The mayor’s proposal
Herrmann said during the Wednesday meeting that progress on spending the funds has been slow because there was not a specific plan already in place. The mayor’s proposal, he said, provides specific changes.
Places the administration of the housing trust fund under the Housing and Community Development Department with council oversight
Instructs the department to do a biannual request for proposals process to get applications to use the fund
Creates high level eligibility criteria for all projects funded through the trust fund
“We think it is important to put in place some basic parameters now to ensure city staff has some direction from the council and can begin allocating trust fund dollars to create needed affordable housing,” Herrmann said.
The eligibility criteria say the city will prioritize applications that maximize:
Number of units created per housing trust fund dollar invested;
Total number of months of affordability, with longer periods of guaranteed affordability given higher priority; and
Affordability threshold, with higher priority for projects at lower income levels.

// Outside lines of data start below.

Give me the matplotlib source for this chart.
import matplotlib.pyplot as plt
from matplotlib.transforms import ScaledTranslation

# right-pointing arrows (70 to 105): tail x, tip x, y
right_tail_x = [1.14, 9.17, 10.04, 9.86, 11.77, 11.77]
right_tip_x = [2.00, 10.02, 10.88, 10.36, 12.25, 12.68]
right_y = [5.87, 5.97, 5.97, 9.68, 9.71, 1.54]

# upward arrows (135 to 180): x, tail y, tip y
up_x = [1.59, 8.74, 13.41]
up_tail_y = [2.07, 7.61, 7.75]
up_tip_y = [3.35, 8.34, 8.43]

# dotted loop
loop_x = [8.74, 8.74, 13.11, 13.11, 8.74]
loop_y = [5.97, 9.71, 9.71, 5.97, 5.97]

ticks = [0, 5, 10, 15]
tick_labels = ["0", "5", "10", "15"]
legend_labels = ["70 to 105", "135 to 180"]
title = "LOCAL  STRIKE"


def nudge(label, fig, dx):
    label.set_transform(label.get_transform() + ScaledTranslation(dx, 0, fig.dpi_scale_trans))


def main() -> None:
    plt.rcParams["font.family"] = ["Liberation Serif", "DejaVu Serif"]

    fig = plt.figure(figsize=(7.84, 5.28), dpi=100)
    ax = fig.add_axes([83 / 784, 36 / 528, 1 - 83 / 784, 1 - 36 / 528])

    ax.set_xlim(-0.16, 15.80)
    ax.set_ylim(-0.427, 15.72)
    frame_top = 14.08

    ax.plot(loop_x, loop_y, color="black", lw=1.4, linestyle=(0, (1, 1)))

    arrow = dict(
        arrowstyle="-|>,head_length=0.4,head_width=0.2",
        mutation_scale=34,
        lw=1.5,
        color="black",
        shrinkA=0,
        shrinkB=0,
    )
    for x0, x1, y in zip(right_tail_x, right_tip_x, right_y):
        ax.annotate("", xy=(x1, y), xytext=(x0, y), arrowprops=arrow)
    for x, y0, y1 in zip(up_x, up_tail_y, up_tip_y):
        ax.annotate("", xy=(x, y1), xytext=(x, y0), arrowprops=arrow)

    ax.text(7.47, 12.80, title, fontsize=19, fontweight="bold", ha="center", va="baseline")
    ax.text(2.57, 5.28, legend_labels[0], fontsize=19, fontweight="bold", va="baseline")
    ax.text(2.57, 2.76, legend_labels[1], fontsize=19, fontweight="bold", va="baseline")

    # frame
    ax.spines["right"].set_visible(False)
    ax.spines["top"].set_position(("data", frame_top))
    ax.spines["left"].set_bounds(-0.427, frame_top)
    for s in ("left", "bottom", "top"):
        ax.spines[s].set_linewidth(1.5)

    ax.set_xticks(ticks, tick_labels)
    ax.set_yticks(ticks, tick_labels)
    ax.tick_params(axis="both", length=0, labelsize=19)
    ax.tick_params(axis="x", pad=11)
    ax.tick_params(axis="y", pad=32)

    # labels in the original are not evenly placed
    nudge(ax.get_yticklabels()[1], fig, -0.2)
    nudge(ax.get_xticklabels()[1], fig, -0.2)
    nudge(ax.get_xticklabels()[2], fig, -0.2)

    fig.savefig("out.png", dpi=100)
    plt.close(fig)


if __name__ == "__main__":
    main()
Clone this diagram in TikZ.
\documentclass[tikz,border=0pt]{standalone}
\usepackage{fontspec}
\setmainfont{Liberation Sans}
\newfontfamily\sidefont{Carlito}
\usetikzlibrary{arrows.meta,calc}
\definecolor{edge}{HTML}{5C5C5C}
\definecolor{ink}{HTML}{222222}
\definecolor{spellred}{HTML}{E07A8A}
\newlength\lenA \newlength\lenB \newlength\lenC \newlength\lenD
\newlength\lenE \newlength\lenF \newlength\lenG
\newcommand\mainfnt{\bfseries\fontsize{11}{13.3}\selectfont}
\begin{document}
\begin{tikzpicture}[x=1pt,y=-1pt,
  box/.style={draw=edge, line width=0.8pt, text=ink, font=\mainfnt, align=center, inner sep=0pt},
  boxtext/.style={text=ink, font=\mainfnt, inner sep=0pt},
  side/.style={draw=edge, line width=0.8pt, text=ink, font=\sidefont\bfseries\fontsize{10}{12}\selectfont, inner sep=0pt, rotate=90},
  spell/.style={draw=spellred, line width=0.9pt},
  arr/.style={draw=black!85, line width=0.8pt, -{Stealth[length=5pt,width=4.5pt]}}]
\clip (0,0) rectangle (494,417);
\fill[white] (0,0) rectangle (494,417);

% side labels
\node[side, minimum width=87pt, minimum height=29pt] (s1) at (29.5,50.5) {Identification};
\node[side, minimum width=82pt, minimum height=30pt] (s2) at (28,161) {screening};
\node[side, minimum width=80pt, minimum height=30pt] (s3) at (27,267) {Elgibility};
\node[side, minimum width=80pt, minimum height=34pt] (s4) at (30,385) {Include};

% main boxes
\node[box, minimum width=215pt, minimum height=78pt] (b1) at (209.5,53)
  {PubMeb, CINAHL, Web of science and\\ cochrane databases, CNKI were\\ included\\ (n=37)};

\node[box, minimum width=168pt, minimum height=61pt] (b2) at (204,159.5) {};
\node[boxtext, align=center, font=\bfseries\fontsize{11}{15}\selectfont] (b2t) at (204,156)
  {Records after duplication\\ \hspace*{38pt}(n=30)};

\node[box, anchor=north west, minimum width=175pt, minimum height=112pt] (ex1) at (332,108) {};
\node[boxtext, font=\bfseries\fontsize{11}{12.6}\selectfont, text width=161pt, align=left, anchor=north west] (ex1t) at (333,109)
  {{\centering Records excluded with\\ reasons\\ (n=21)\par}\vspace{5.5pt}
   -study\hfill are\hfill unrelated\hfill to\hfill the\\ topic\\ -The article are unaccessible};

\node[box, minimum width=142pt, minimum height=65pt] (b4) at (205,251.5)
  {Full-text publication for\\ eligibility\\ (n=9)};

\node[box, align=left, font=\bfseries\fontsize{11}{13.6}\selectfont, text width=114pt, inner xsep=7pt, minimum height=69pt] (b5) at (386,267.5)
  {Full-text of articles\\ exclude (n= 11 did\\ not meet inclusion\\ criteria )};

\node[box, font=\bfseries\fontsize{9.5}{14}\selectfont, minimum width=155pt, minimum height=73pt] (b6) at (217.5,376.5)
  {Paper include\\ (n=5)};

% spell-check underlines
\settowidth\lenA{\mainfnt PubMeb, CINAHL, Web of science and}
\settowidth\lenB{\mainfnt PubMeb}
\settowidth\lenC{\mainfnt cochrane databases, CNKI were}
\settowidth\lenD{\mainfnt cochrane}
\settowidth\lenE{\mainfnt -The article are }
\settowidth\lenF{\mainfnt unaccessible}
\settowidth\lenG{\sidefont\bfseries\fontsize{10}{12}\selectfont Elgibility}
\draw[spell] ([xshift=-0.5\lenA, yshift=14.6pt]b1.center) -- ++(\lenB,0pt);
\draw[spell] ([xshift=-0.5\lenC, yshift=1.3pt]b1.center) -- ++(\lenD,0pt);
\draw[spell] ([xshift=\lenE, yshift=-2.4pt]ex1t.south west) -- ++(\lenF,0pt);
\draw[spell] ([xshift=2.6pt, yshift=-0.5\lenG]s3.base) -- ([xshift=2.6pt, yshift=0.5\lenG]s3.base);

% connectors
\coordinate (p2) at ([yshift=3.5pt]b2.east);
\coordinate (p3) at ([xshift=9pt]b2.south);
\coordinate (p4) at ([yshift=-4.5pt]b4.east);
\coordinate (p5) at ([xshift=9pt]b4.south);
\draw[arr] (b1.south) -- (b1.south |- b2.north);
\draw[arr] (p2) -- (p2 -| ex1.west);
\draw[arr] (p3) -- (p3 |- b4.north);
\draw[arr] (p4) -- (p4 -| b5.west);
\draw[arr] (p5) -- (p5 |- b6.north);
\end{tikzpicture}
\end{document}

It also sets a limit on how much of a percentage the city will contribute to a particular project.
Herrmann said a permanent source of funding is still needed. Long term funding, he said, will come from the city’s budgeting process.

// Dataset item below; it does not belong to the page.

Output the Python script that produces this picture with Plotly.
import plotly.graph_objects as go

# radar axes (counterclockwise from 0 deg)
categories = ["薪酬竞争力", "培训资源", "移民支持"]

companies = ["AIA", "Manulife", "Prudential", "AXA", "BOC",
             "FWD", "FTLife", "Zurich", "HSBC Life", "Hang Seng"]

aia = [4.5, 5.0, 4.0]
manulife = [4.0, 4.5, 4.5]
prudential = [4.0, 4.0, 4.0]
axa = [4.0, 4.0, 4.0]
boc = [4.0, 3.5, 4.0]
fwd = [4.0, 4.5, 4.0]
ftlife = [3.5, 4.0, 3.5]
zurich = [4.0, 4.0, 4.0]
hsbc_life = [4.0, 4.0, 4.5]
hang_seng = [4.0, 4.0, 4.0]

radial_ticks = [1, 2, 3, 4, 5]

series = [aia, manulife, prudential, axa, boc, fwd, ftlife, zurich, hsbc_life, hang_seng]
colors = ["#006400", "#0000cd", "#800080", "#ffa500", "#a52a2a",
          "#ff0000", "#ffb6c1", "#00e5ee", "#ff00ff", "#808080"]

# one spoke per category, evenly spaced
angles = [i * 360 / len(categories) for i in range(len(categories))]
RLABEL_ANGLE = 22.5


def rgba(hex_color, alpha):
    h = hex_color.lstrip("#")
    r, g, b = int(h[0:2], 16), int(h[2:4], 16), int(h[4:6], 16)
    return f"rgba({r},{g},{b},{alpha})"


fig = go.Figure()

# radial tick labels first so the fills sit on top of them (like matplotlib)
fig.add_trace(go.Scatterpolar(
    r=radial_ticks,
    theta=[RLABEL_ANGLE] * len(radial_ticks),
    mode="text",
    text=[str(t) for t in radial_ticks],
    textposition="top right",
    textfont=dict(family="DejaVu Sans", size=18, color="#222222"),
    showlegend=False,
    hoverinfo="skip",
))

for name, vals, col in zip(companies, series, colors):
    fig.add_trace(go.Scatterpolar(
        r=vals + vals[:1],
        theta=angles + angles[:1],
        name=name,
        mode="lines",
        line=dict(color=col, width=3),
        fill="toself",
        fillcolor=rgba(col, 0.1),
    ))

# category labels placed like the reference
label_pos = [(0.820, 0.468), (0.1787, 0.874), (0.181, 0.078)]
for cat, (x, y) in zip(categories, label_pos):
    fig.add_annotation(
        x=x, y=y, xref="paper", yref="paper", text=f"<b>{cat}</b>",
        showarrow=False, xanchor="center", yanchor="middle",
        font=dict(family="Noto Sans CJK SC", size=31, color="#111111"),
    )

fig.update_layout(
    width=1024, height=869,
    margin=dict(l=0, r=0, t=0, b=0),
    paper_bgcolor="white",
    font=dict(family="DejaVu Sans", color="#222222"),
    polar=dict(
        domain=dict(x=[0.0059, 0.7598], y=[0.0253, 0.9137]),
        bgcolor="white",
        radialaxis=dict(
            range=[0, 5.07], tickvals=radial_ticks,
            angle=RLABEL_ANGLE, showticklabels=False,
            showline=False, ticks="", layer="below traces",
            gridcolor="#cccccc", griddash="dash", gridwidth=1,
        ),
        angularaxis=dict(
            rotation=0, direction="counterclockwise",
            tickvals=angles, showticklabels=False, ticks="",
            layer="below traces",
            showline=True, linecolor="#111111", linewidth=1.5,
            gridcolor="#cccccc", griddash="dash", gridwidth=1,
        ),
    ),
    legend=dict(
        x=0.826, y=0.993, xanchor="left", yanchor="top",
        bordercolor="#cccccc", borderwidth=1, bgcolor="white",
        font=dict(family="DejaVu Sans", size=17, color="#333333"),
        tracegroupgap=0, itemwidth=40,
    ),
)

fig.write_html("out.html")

The city also has to account for state laws requiring voters approve new revenue sources such as taxes, Herrmann said.
Councilman Brandon Ellington, District 3 at-large, criticized the lack of long term funding and the fact that it hasn’t already gone through the budgeting process, saying “I can’t take this seriously.”
Leaders with KC Tenants have called on Lucas to commit to establishing a governing board of poor and working class tenants, creating social housing, and defunding the police and taxing gentrifiers to provide continued funding for a housing trust fund as opposed to one-time investments from developers.

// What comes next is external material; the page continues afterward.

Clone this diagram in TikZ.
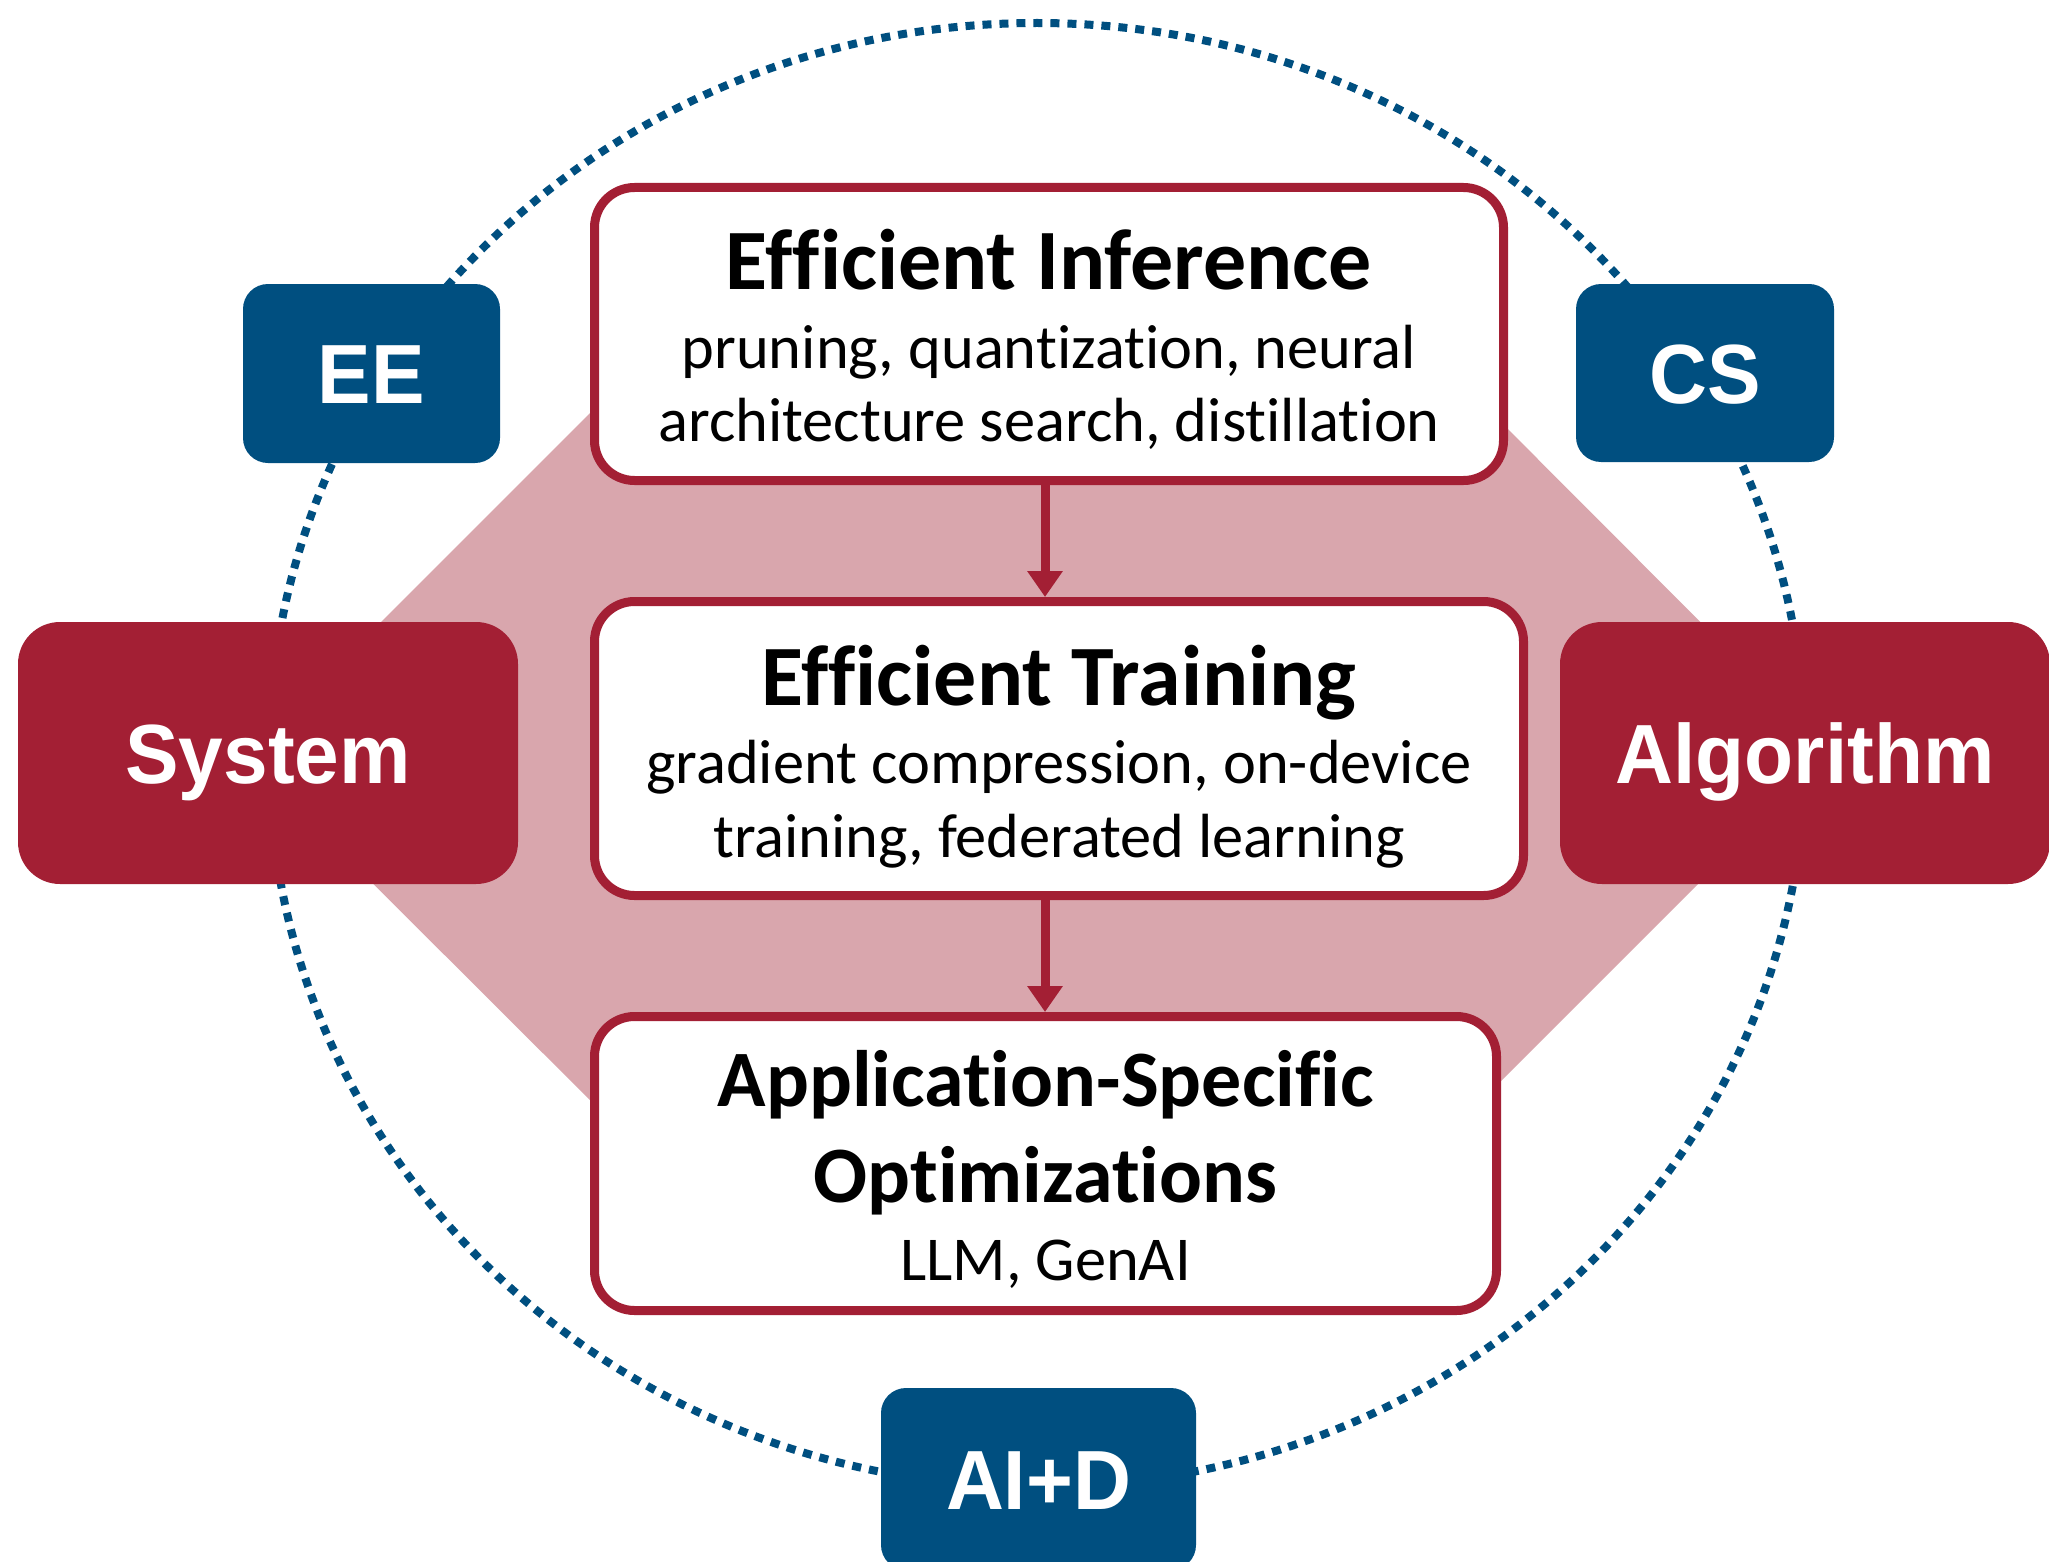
\documentclass[tikz,border=0pt]{standalone}
\usepackage{fontspec}
\usetikzlibrary{arrows.meta}
\newfontfamily\boxfont[Ligatures=NoCommon]{Carlito}
\newfontfamily\tagfont[FakeStretch=0.955]{Liberation Sans}
\definecolor{mitred}{HTML}{A31F34}
\definecolor{tagblue}{HTML}{004F80}
\definecolor{hexpink}{HTML}{D9A6AD}
\begin{document}
\begin{tikzpicture}[x=0.5pt,y=-0.5pt,
  redbox/.style={draw=mitred, line width=4.5pt, fill=white, rounded corners=20pt, inner sep=0pt},
  titletext/.style={font=\boxfont\bfseries\fontsize{43}{48}\selectfont, anchor=base, inner sep=0pt},
  apptitle/.style={font=\boxfont\bfseries\fontsize{40}{46}\selectfont, anchor=base, inner sep=0pt},
  bodytext/.style={font=\boxfont\fontsize{31.2}{36}\selectfont, anchor=base, inner sep=0pt},
  areabox/.style={fill=mitred, text=white, rounded corners=21pt, inner sep=0pt,
    font=\tagfont\bfseries\fontsize{42}{48}\selectfont, text height=30pt, text depth=0pt},
  tagbox/.style={fill=tagblue, text=white, rounded corners=12.5pt, inner sep=0pt,
    font=\tagfont\bfseries\fontsize{42}{48}\selectfont, text height=30pt, text depth=0pt},
  orbit/.style={draw=tagblue, line width=4pt, dash pattern=on 4.5pt off 4pt},
  flow/.style={draw=mitred, line width=4.5pt, -{Triangle[width=17pt,length=13pt]}}
]
\useasboundingbox (0,0) rectangle (2049,1562);
\fill[white] (0,0) rectangle (2049,1562);

% dotted orbit
\draw[orbit] (1037,755) ellipse [x radius=384pt, y radius=366pt];

% pink hexagon
\fill[hexpink] (653,350) -- (1429,350) -- (1830,752) -- (1432,1150) -- (640,1150) -- (246,757) -- cycle;

% central boxes
\node[redbox, minimum width=454.5pt, minimum height=146.5pt] (inf) at (1049,334) {};
\node[redbox, minimum width=464.5pt, minimum height=147pt] (trn) at (1059,748.5) {};
\node[redbox, minimum width=451pt, minimum height=147pt] (app) at (1045.5,1163.5) {};

\node[titletext] (infT) at ([yshift=-53pt]inf.north) {Efficient Inference};
\node[bodytext] (infA) at ([yshift=-92.5pt]inf.north) {pruning, quantization, neural};
\node[bodytext] (infB) at ([yshift=-129pt]inf.north) {architecture search, distillation};

\node[titletext] (trnT) at ([yshift=-54pt]trn.north) {Efficient Training};
\node[bodytext] (trnA) at ([yshift=-93pt]trn.north) {gradient compression, on-device};
\node[bodytext] (trnB) at ([yshift=-130pt]trn.north) {training, federated learning};

\node[apptitle] (appT) at ([yshift=-47pt]app.north) {Application-Specific};
\node[apptitle] (appU) at ([yshift=-95pt]app.north) {Optimizations};
\node[bodytext] (appA) at ([yshift=-134pt]app.north) {LLM, GenAI};

% arrows
\coordinate (ax) at (1045,0);
\draw[flow] (inf.south -| ax) -- (trn.north -| ax);
\draw[flow] (trn.south -| ax) -- (app.north -| ax);

% side boxes
\node[areabox, minimum width=250pt, minimum height=131pt] (sys) at (268,753) {System};
\node[areabox, minimum width=245pt, minimum height=131pt] (alg) at (1805,753) {Algorithm};

% discipline tags
\node[tagbox, minimum width=128.5pt, minimum height=89.5pt] (ee) at (371.5,373.5) {EE};
\node[tagbox, minimum width=129pt, minimum height=89pt] (cs) at (1705,373) {CS};
\node[tagbox, minimum width=157.5pt, minimum height=91pt] (aid) at (1038.5,1479) {AI+D};
\end{tikzpicture}
\end{document}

This summer, the organization unveiled its People’s Housing Trust Fund. Funding for that would be divested from sources including the police department and developers. And the proposed programs would protect tenants’ rights, keep them housed and build power.
On Wednesday, about 30 tenants gathered in the council chambers, snapping after each member shared their story or shared a story on behalf of someone who couldn’t attend.
One woman said listening to the committee made her realize they were thinking about developers, not Kansas City residents.
“I still have to live here. And I still deserve a right to affordable housing, not just for 20 years. If we set a minimum of 20 years, we’re saying 20 years works for us,” she said. “I ask you once again to vote no on this ordinance so we can once again talk about what it looks like to be for the people of Kansas City and not for the developers that are coming in.”
Jenay Manley, with KC Tenants, said after the committee that the group “spoke truth to power and were very clear about the things that we wanted.”
“And I think without those voices in the room, without us telling our stories, that wouldn’t have happened,” she said.
And while changes were made to the proposal Wednesday, Manley said it’s not enough.
“We need to create long-term sustainable change and we need to prioritize permanent affordable housing off the private market, but this is actually creating a bigger conversation that is important,” Manley said.
Christopher McKinney, community impact director for the Urban Neighborhood Initiative, spoke in favor of the proposal, calling it “vital,” to ensuring the funds are used as intended. He asked the committee to add a zoning board to represent different parts of the ecosystem of affordable housing as well as private, non government funding sources.
Councilwoman Andrea Bough said the council needs to listen more.
“This is our opportunity to do something real,” Bough said. “We are not doing enough, whether it’s in this ordinance or all the other policies.”
Bough, who represents District 6 at-large, pushed to raise the council’s bar.
“We talk about Maseratis for downtown baseball,” Bough later said. “We need a Maserati for affordable housing.”